Tune in to Lumpen Radio 105.5 FM for a live radio broadcast presented by Silvia Inés Gonzalez, the administrator of POCAS (People of Color Artist Space). This episode features artists from piecemeal, darien hunter golston, Bryanna Bibbs, and Forrest (Ọhịa)Parks, in discussion about environmental justice, weaving, remembering, foraging, kinship, and what it means to be “keepers of the earth.” How does the art of kinship show up in your practice and life? How do you define it? What sites of care do you imagine and work into existence through art, working with the land, or ritual?
darien hunter golston is a transdisciplinary domestic artist crafting with quilts, plants, natural pigments, weaving, wax, and soil. d labors to make refuge, repair, rest, and release possible for Black people between and beyond our ever-present moments of suffering. To honor the expanse of our need for care, darien’s practice is situated in a queer lens and politic. This perspective honors that erotic power & sexuality are essential in forging ways of living outside of, or fugitive to, systems of domination & control. darien’s practice is devoted to experimenting in sensuality, inspired by Harriet Jacobs’ “loophole of retreat”. His art attempts to create pocket spaces where freedom, ease, pleasure, and play are accessible and present – with a keen focus building joyful kinship with land. These experiments have yielded work in many forms including immersive installation, participatory workshops, archive-building, performance, curation, zines, land stewardship, and interactive sculptures. darien writes about these experiments in eir newsletter, piecemeal.

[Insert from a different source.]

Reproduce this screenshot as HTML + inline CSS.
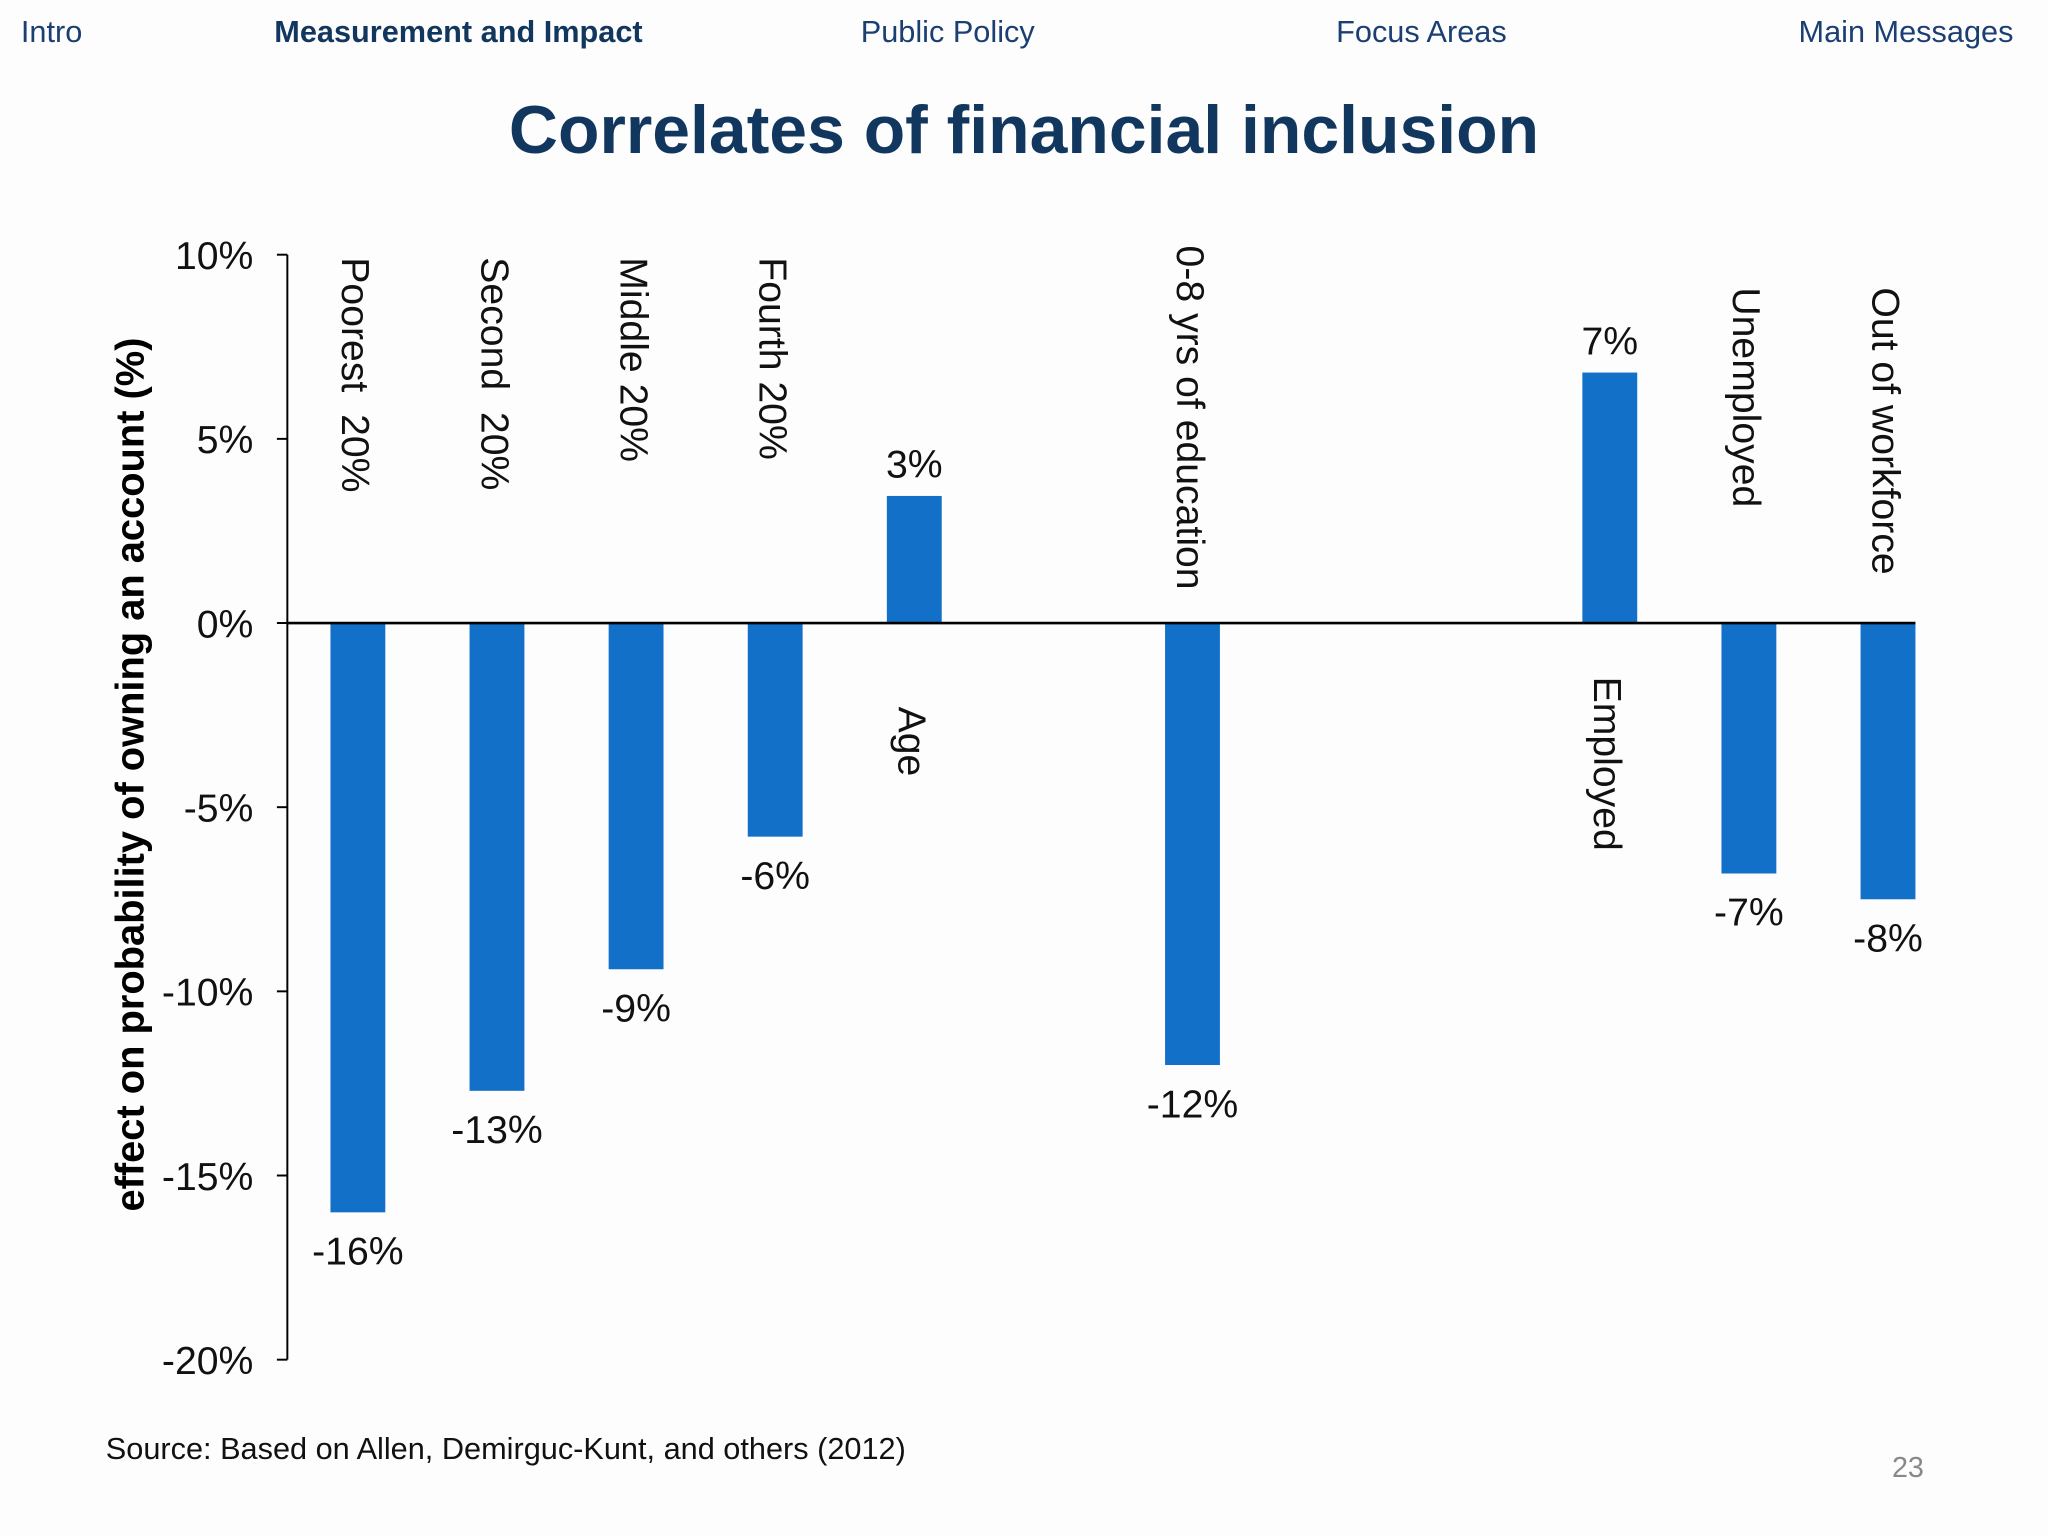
<!DOCTYPE html>
<html><head><meta charset="utf-8"><style>
html,body{margin:0;padding:0;background:#fdfdfd;}
svg{display:block;}
</style></head><body>
<svg width="2048" height="1536" viewBox="0 0 1568 1176" xmlns="http://www.w3.org/2000/svg">
<rect width="1568" height="1176" fill="#fdfdfd"/>
<g font-family="Liberation Sans, sans-serif" font-size="23.5" fill="#1c3f73">
<text x="16" y="32">Intro</text>
<text x="210" y="32" font-weight="bold" fill="#12375f">Measurement and Impact</text>
<text x="659" y="32">Public Policy</text>
<text x="1023" y="32">Focus Areas</text>
<text x="1377" y="32">Main Messages</text>
</g>
<text x="784" y="117" text-anchor="middle" font-family="Liberation Sans, sans-serif" font-weight="bold" font-size="52" fill="#12375f">Correlates of financial inclusion</text>
<g id="chart"></g>
<text x="81" y="1117" font-family="Liberation Sans, sans-serif" font-size="23.5" fill="#111">Source: Based on Allen, Demirguc-Kunt, and others (2012)</text>
<text x="1473" y="1131" text-anchor="end" font-family="Liberation Sans, sans-serif" font-size="22" fill="#888">23</text>
</svg>
<script>
const categories = ["Poorest\u00a0\u00a020%","Second\u00a0\u00a020%","Middle 20%","Fourth 20%","Age","","0-8 yrs of education","","","Employed","Unemployed","Out of workforce"];
const values = [-16.0,-12.7,-9.4,-5.8,3.45,null,-12.0,null,null,6.8,-6.8,-7.5];
const valueLabels = ["-16%","-13%","-9%","-6%","3%","","-12%","","","7%","-7%","-8%"];
const tickValues = [10,5,0,-5,-10,-15,-20];
const tickLabels = ["10%","5%","0%","-5%","-10%","-15%","-20%"];

const NS="http://www.w3.org/2000/svg";
const g=document.getElementById('chart');
const y0=477, pxPer=28.2, xAxis=220, slot0=274, slotW=106.5, barW=42;
const yScale=v=>y0-v*pxPer;
const xScale=i=>slot0+i*slotW;
function mk(tag,attrs,parent){const e=document.createElementNS(NS,tag);for(const k in attrs)e.setAttribute(k,attrs[k]);(parent||g).appendChild(e);return e;}
const F="Liberation Sans, sans-serif";
const FS=30;
const ax=mk('line',{x1:xAxis,x2:xAxis,y1:yScale(10),y2:yScale(-20),stroke:'#000','stroke-width':1.5});


tickValues.forEach((v,i)=>{
 const t=mk('line',{x1:xAxis-8,x2:xAxis,y1:yScale(v),y2:yScale(v),stroke:'#000','stroke-width':1.5});
 
 
 const l=mk('text',{x:xAxis-26,y:yScale(v)+11,'text-anchor':'end','font-family':F,'font-size':FS,fill:'#111'});
 l.textContent=tickLabels[i];
 
 
});
const yt=mk('text',{x:0,y:0,transform:'translate(110,593) rotate(-90)','text-anchor':'middle','font-family':F,'font-size':30.5,'font-weight':'bold',fill:'#000'});
yt.textContent='effect on probability of owning an account (%)';


values.forEach((v,i)=>{
 if(v===null)return;
 const cx=xScale(i);
 const top=Math.min(yScale(v),y0), h=Math.abs(yScale(v)-y0);
 const b=mk('rect',{x:cx-barW/2,y:top,width:barW,height:h,fill:'#1270c8'});
 
 
 const vl=mk('text',{x:cx,y:v<0?yScale(v)+40:yScale(v)-14,'text-anchor':'middle','font-family':F,'font-size':FS,fill:'#111'});
 vl.textContent=valueLabels[i];
 
 
 const cl=mk('text',{x:0,y:0,'font-family':F,'font-size':FS,fill:'#111'});
 let ty;
 if(v<0) ty=(i===10||i===11)?220:197; else ty=(i===4)?541:518;
 if(i===6) ty=188;
 cl.setAttribute('transform','translate('+(cx-12)+','+ty+') rotate(90)');
 cl.textContent=categories[i];
 
 
});
const zl=mk('line',{x1:xAxis,x2:xScale(11)+barW/2,y1:y0,y2:y0,stroke:'#000','stroke-width':2});


</script>
</body></html>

Bryana Bibbs is a Chicago-based artist who works at the intersection of textiles, painting, and community-based practices. Bibbs earned her Bachelor of Fine Arts with an emphasis in Fiber and Material Studies at The School of the Art Institute of Chicago. She is the founder of “The We Were Never Alone Project – A Weaving Workshop for Victims and Survivors of Domestic Violence,” currently serves on the Surface Design Association’s Education Committee, and was named one of Newcity’s Breakout Artists of 2024. Bibbs has had recent solo exhibitions at the Chesterton Art Center (Chesterton, IN) and Tiger Strikes Asteroid (Chicago, IL). She has had recent group exhibitions at Chicago Art Department (Chicago, IL), Chicago Artists Coalition (Chicago, IL), Elmhurst Art Museum (Elmhurst, IL), Portland Library (Portland, ME), and George Marshall Store Gallery (York, ME). Bibbs has participated in residencies at Arrowmont School of Arts and Crafts (Gatlinburg, TN), Surf Point Foundation (York, ME), the Lunder Institute for American Art (Waterville, ME), and Chicago Artists Coalition (Chicago, IL).
Forrest (Ọhịa) Parks is an herbalist, hacker, alchemist, multi-media artist and ancestor-in-training. They come from a long linage of storytellers, bridgebuilders, rebels, revolutionaries, and curious souls. Crafted from the stories that were passed down to them and from the breath of their elders. Ọhịa believes those parables hold the roadmaps to our collective, liberated, and unified futures. These tales filled them with exquisite imagery of past, present, and future possibilities. Ancestors, knowledge-holders and wisdom keepers have gifted them visions of what came before and conjure up visions of what shall come next. Ọhịa has forever been wrapped in their words and encaptured by the novels, novellas and actions of love that raised them and fed their soul. Ọhịa’s work in all forms is based upon, led by and in kinship with land, water, ancestor and awe.
Sala is an ongoing talk series anchoring the stories of artists in Chicago through topics such as grief, labor, immigration, and movement building. The multimedia project, now in its third season includes radio interviews, public programming, and an archival self-published zine is supported by Hyde Park Art Center’s Artists Run Chicago Fund as part of Art Design Chicago.